The warped acorn doesn't fall far from the twisted tree in "Mother and Child," Rodrigo García's emotionally confused, tripartite drama about women and their wombs. Given the relaxed open-mindedness with which society has come to accept various sorts of unorthodox families, "Mother and Child" seems more than a bit retrograde: If a child is given up for adoption, do multiple generations automatically suffer? That would seem to be the view of García (son of Nobel laureate Gabriel García Márquez), who harbors a surprisingly doctrinaire view of nature vs. nurture.
His principal character, Karen (Annette Bening), remains an emotional cripple 37 years after she gave up Elizabeth (Naomi Watts), who has grown up to be a powerhouse lawyer and a woman so emotionally arctic that it's hard to accept that anyone - much less her boss (Samuel L. Jackson) - would get romantically involved with her. While Elizabeth exhibits a penchant for gratuitous cruelty, Karen strives to alienate the one man (Jimmy Smits) ready to befriend her. Since the women have never met, the viewer becomes more curious about the mysterious misery gene they seem to share, rather than the hellishness the movie associates with adoption.
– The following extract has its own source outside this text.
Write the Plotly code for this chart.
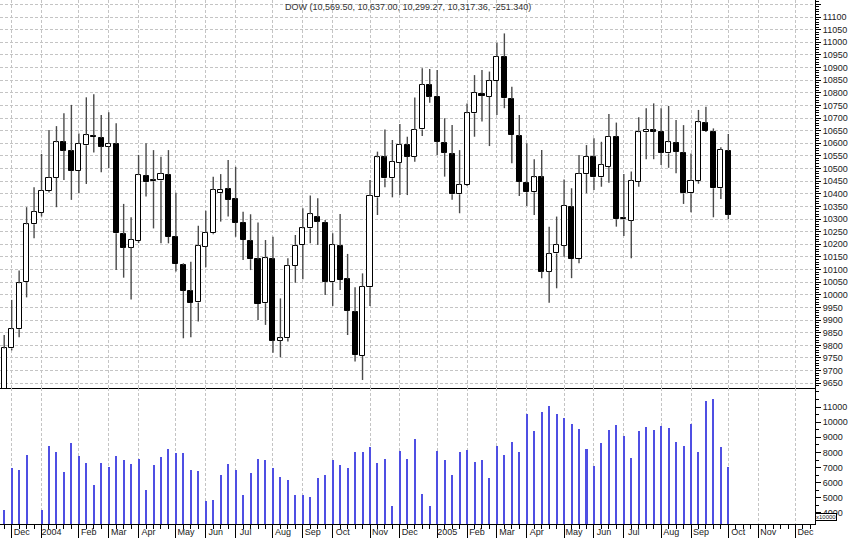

Meanwhile, the childless Lucy (Kerry Washington) is hoping a pregnant 20-year-old with her own knotty issues (the wonderful Shareeka Epps) will pick Lucy to be the mother of the child she doesn't want to keep. The general message: Unless you're living with your biological mother and father, you're in a pile o' trouble.
García exhibits a gift for juggling disparate narratives, and his actresses are OK. But given the rarity of a movie about female psychology, one wonders whether he really needed the proselytizing subtexts, or the nailing of motherhood to the cross.